Transcribe all of the data exactly. Omit the pictures.
----- INFORMATION SHOWN
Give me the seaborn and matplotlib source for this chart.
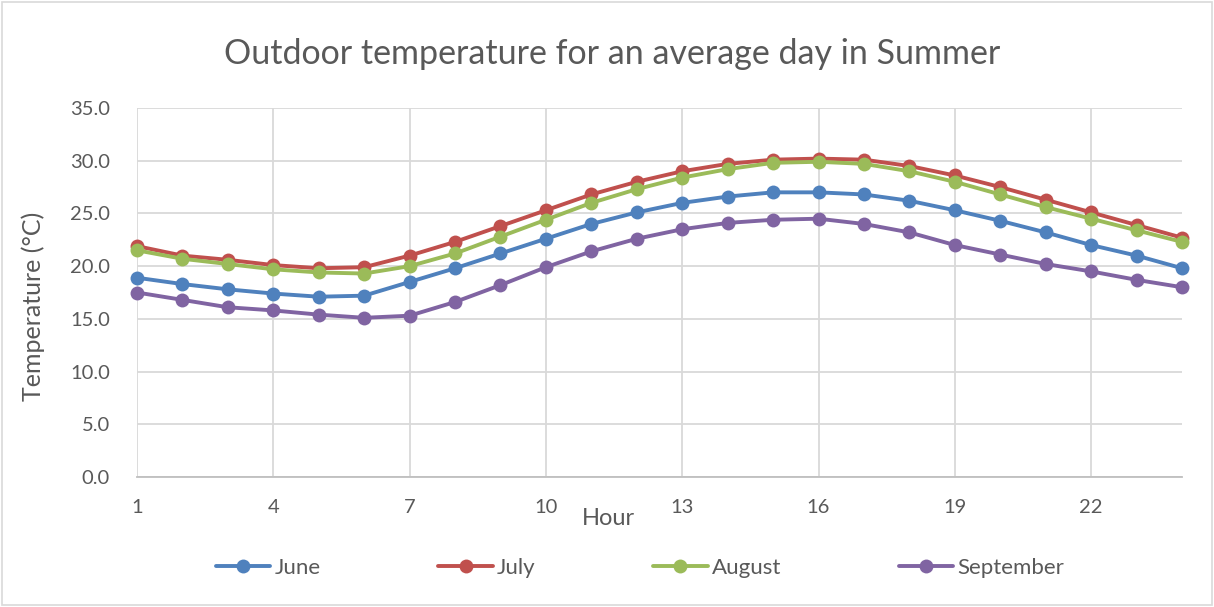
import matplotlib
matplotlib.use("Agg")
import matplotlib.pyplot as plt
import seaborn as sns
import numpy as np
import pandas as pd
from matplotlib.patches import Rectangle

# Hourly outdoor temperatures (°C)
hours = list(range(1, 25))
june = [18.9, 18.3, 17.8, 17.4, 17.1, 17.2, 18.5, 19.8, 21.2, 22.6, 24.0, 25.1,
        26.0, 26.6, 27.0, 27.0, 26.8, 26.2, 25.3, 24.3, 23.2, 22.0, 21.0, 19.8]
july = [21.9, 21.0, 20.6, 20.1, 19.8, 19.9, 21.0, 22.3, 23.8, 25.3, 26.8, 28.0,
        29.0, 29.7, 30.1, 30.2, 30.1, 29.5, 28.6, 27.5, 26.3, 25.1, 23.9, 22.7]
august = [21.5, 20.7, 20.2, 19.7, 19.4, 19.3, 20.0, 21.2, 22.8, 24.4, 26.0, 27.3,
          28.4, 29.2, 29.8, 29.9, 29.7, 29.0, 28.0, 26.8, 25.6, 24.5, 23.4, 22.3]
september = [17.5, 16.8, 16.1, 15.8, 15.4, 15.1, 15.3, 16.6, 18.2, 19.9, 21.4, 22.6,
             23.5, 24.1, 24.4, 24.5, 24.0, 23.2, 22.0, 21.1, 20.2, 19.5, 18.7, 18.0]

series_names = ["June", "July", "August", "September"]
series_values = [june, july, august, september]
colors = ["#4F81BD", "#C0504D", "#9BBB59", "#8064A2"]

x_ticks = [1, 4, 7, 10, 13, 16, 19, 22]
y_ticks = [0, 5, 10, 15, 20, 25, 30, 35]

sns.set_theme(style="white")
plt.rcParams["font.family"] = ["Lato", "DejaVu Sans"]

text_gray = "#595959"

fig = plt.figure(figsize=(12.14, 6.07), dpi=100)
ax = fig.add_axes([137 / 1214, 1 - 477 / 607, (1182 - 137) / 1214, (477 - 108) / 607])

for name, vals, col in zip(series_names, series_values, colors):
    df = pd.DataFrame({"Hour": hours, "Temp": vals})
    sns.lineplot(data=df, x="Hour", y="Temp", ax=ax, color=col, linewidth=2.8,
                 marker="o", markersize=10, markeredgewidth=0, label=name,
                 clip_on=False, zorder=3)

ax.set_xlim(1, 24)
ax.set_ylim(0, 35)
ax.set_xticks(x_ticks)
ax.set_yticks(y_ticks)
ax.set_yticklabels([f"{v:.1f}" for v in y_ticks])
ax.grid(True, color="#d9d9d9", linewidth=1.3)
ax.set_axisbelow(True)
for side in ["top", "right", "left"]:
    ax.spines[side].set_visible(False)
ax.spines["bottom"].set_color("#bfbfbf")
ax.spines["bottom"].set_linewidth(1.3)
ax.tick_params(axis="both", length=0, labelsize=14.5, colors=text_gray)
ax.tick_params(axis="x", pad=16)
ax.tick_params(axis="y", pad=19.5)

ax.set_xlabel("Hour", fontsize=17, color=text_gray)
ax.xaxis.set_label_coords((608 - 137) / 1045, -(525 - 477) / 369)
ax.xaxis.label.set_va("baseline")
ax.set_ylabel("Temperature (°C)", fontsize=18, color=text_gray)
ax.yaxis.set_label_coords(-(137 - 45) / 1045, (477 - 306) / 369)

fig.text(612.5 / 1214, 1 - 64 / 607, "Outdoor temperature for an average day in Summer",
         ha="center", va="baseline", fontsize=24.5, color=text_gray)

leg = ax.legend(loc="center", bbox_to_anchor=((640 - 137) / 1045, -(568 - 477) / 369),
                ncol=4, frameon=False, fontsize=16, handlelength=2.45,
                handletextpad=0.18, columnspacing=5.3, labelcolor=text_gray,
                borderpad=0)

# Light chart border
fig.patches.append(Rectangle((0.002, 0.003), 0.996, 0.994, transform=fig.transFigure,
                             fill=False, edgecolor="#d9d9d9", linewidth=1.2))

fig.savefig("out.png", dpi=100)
----------
**COMPLETE RESPONSE:**
Give me the seaborn and matplotlib source for this chart.
import matplotlib
matplotlib.use("Agg")
import matplotlib.pyplot as plt
import seaborn as sns
import numpy as np
import pandas as pd
from matplotlib.patches import Rectangle

# Hourly outdoor temperatures (°C)
hours = list(range(1, 25))
june = [18.9, 18.3, 17.8, 17.4, 17.1, 17.2, 18.5, 19.8, 21.2, 22.6, 24.0, 25.1,
        26.0, 26.6, 27.0, 27.0, 26.8, 26.2, 25.3, 24.3, 23.2, 22.0, 21.0, 19.8]
july = [21.9, 21.0, 20.6, 20.1, 19.8, 19.9, 21.0, 22.3, 23.8, 25.3, 26.8, 28.0,
        29.0, 29.7, 30.1, 30.2, 30.1, 29.5, 28.6, 27.5, 26.3, 25.1, 23.9, 22.7]
august = [21.5, 20.7, 20.2, 19.7, 19.4, 19.3, 20.0, 21.2, 22.8, 24.4, 26.0, 27.3,
          28.4, 29.2, 29.8, 29.9, 29.7, 29.0, 28.0, 26.8, 25.6, 24.5, 23.4, 22.3]
september = [17.5, 16.8, 16.1, 15.8, 15.4, 15.1, 15.3, 16.6, 18.2, 19.9, 21.4, 22.6,
             23.5, 24.1, 24.4, 24.5, 24.0, 23.2, 22.0, 21.1, 20.2, 19.5, 18.7, 18.0]

series_names = ["June", "July", "August", "September"]
series_values = [june, july, august, september]
colors = ["#4F81BD", "#C0504D", "#9BBB59", "#8064A2"]

x_ticks = [1, 4, 7, 10, 13, 16, 19, 22]
y_ticks = [0, 5, 10, 15, 20, 25, 30, 35]

sns.set_theme(style="white")
plt.rcParams["font.family"] = ["Lato", "DejaVu Sans"]

text_gray = "#595959"

fig = plt.figure(figsize=(12.14, 6.07), dpi=100)
ax = fig.add_axes([137 / 1214, 1 - 477 / 607, (1182 - 137) / 1214, (477 - 108) / 607])

for name, vals, col in zip(series_names, series_values, colors):
    df = pd.DataFrame({"Hour": hours, "Temp": vals})
    sns.lineplot(data=df, x="Hour", y="Temp", ax=ax, color=col, linewidth=2.8,
                 marker="o", markersize=10, markeredgewidth=0, label=name,
                 clip_on=False, zorder=3)

ax.set_xlim(1, 24)
ax.set_ylim(0, 35)
ax.set_xticks(x_ticks)
ax.set_yticks(y_ticks)
ax.set_yticklabels([f"{v:.1f}" for v in y_ticks])
ax.grid(True, color="#d9d9d9", linewidth=1.3)
ax.set_axisbelow(True)
for side in ["top", "right", "left"]:
    ax.spines[side].set_visible(False)
ax.spines["bottom"].set_color("#bfbfbf")
ax.spines["bottom"].set_linewidth(1.3)
ax.tick_params(axis="both", length=0, labelsize=14.5, colors=text_gray)
ax.tick_params(axis="x", pad=16)
ax.tick_params(axis="y", pad=19.5)

ax.set_xlabel("Hour", fontsize=17, color=text_gray)
ax.xaxis.set_label_coords((608 - 137) / 1045, -(525 - 477) / 369)
ax.xaxis.label.set_va("baseline")
ax.set_ylabel("Temperature (°C)", fontsize=18, color=text_gray)
ax.yaxis.set_label_coords(-(137 - 45) / 1045, (477 - 306) / 369)

fig.text(612.5 / 1214, 1 - 64 / 607, "Outdoor temperature for an average day in Summer",
         ha="center", va="baseline", fontsize=24.5, color=text_gray)

leg = ax.legend(loc="center", bbox_to_anchor=((640 - 137) / 1045, -(568 - 477) / 369),
                ncol=4, frameon=False, fontsize=16, handlelength=2.45,
                handletextpad=0.18, columnspacing=5.3, labelcolor=text_gray,
                borderpad=0)

# Light chart border
fig.patches.append(Rectangle((0.002, 0.003), 0.996, 0.994, transform=fig.transFigure,
                             fill=False, edgecolor="#d9d9d9", linewidth=1.2))

fig.savefig("out.png", dpi=100)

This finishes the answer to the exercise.